### DATA SEGMENT ###

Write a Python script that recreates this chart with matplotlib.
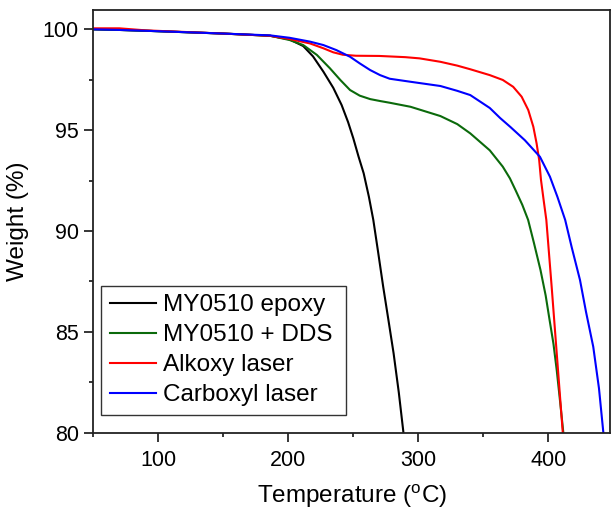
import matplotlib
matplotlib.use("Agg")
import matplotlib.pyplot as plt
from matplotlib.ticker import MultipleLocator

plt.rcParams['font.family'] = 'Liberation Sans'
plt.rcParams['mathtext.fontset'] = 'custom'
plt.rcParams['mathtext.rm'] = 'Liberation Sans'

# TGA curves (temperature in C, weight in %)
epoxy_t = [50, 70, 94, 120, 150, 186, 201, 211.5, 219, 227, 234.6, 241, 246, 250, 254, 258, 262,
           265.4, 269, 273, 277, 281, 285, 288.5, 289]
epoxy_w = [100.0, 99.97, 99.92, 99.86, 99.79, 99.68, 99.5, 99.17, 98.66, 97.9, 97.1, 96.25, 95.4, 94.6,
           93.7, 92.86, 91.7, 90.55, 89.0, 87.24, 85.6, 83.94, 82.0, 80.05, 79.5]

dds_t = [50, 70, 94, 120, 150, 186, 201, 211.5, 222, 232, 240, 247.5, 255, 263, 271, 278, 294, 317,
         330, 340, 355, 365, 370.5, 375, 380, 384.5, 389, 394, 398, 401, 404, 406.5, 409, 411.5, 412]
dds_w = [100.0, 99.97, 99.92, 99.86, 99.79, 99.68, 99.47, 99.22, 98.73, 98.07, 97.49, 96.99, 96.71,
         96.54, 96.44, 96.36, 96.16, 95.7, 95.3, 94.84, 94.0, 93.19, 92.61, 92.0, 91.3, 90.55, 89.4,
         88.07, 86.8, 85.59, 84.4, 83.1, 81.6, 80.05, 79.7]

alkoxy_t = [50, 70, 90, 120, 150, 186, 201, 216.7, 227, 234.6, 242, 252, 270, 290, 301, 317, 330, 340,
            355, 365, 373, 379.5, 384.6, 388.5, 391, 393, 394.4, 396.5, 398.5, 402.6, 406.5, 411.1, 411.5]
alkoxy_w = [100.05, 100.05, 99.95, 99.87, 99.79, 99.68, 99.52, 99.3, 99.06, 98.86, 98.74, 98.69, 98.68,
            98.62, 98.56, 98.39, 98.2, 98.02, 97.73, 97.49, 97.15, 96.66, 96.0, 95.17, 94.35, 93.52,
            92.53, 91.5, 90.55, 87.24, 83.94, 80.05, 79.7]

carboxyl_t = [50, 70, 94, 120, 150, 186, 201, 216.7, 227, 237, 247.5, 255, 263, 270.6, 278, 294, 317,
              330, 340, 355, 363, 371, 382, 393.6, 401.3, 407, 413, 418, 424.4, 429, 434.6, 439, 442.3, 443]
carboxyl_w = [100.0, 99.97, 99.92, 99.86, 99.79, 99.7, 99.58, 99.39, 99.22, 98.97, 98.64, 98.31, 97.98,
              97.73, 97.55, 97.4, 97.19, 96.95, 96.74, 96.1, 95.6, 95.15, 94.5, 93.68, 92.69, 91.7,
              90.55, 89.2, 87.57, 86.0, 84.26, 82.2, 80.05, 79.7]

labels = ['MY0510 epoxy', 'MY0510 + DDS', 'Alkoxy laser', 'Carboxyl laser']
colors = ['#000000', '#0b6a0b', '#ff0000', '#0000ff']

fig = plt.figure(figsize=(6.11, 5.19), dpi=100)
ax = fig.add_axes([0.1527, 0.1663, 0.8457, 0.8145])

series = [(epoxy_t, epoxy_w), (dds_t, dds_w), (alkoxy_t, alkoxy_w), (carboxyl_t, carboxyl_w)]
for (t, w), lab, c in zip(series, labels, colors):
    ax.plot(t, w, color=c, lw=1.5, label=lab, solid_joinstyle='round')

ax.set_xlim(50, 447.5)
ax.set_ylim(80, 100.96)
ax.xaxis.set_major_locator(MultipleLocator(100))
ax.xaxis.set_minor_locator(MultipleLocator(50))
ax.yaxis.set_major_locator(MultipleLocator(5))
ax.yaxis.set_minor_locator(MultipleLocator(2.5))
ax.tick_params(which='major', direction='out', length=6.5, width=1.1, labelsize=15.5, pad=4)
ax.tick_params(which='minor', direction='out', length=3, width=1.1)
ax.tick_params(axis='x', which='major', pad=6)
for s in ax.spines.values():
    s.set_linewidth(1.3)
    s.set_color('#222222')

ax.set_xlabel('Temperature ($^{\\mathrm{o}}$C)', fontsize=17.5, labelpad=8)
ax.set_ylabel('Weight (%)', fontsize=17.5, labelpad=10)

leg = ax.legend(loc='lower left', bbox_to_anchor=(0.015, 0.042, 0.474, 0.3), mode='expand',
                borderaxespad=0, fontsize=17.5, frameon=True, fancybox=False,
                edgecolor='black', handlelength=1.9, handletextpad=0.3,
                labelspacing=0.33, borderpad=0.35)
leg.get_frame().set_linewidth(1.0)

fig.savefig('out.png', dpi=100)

###

- _YOUR TASK_
Retype each line of the listing above word for word. Exclude the pictures.

- _WORKED ANSWER_
Write a Python script that recreates this chart with matplotlib.
import matplotlib
matplotlib.use("Agg")
import matplotlib.pyplot as plt
from matplotlib.ticker import MultipleLocator

plt.rcParams['font.family'] = 'Liberation Sans'
plt.rcParams['mathtext.fontset'] = 'custom'
plt.rcParams['mathtext.rm'] = 'Liberation Sans'

# TGA curves (temperature in C, weight in %)
epoxy_t = [50, 70, 94, 120, 150, 186, 201, 211.5, 219, 227, 234.6, 241, 246, 250, 254, 258, 262,
           265.4, 269, 273, 277, 281, 285, 288.5, 289]
epoxy_w = [100.0, 99.97, 99.92, 99.86, 99.79, 99.68, 99.5, 99.17, 98.66, 97.9, 97.1, 96.25, 95.4, 94.6,
           93.7, 92.86, 91.7, 90.55, 89.0, 87.24, 85.6, 83.94, 82.0, 80.05, 79.5]

dds_t = [50, 70, 94, 120, 150, 186, 201, 211.5, 222, 232, 240, 247.5, 255, 263, 271, 278, 294, 317,
         330, 340, 355, 365, 370.5, 375, 380, 384.5, 389, 394, 398, 401, 404, 406.5, 409, 411.5, 412]
dds_w = [100.0, 99.97, 99.92, 99.86, 99.79, 99.68, 99.47, 99.22, 98.73, 98.07, 97.49, 96.99, 96.71,
         96.54, 96.44, 96.36, 96.16, 95.7, 95.3, 94.84, 94.0, 93.19, 92.61, 92.0, 91.3, 90.55, 89.4,
         88.07, 86.8, 85.59, 84.4, 83.1, 81.6, 80.05, 79.7]

alkoxy_t = [50, 70, 90, 120, 150, 186, 201, 216.7, 227, 234.6, 242, 252, 270, 290, 301, 317, 330, 340,
            355, 365, 373, 379.5, 384.6, 388.5, 391, 393, 394.4, 396.5, 398.5, 402.6, 406.5, 411.1, 411.5]
alkoxy_w = [100.05, 100.05, 99.95, 99.87, 99.79, 99.68, 99.52, 99.3, 99.06, 98.86, 98.74, 98.69, 98.68,
            98.62, 98.56, 98.39, 98.2, 98.02, 97.73, 97.49, 97.15, 96.66, 96.0, 95.17, 94.35, 93.52,
            92.53, 91.5, 90.55, 87.24, 83.94, 80.05, 79.7]

carboxyl_t = [50, 70, 94, 120, 150, 186, 201, 216.7, 227, 237, 247.5, 255, 263, 270.6, 278, 294, 317,
              330, 340, 355, 363, 371, 382, 393.6, 401.3, 407, 413, 418, 424.4, 429, 434.6, 439, 442.3, 443]
carboxyl_w = [100.0, 99.97, 99.92, 99.86, 99.79, 99.7, 99.58, 99.39, 99.22, 98.97, 98.64, 98.31, 97.98,
              97.73, 97.55, 97.4, 97.19, 96.95, 96.74, 96.1, 95.6, 95.15, 94.5, 93.68, 92.69, 91.7,
              90.55, 89.2, 87.57, 86.0, 84.26, 82.2, 80.05, 79.7]

labels = ['MY0510 epoxy', 'MY0510 + DDS', 'Alkoxy laser', 'Carboxyl laser']
colors = ['#000000', '#0b6a0b', '#ff0000', '#0000ff']

fig = plt.figure(figsize=(6.11, 5.19), dpi=100)
ax = fig.add_axes([0.1527, 0.1663, 0.8457, 0.8145])

series = [(epoxy_t, epoxy_w), (dds_t, dds_w), (alkoxy_t, alkoxy_w), (carboxyl_t, carboxyl_w)]
for (t, w), lab, c in zip(series, labels, colors):
    ax.plot(t, w, color=c, lw=1.5, label=lab, solid_joinstyle='round')

ax.set_xlim(50, 447.5)
ax.set_ylim(80, 100.96)
ax.xaxis.set_major_locator(MultipleLocator(100))
ax.xaxis.set_minor_locator(MultipleLocator(50))
ax.yaxis.set_major_locator(MultipleLocator(5))
ax.yaxis.set_minor_locator(MultipleLocator(2.5))
ax.tick_params(which='major', direction='out', length=6.5, width=1.1, labelsize=15.5, pad=4)
ax.tick_params(which='minor', direction='out', length=3, width=1.1)
ax.tick_params(axis='x', which='major', pad=6)
for s in ax.spines.values():
    s.set_linewidth(1.3)
    s.set_color('#222222')

ax.set_xlabel('Temperature ($^{\\mathrm{o}}$C)', fontsize=17.5, labelpad=8)
ax.set_ylabel('Weight (%)', fontsize=17.5, labelpad=10)

leg = ax.legend(loc='lower left', bbox_to_anchor=(0.015, 0.042, 0.474, 0.3), mode='expand',
                borderaxespad=0, fontsize=17.5, frameon=True, fancybox=False,
                edgecolor='black', handlelength=1.9, handletextpad=0.3,
                labelspacing=0.33, borderpad=0.35)
leg.get_frame().set_linewidth(1.0)

fig.savefig('out.png', dpi=100)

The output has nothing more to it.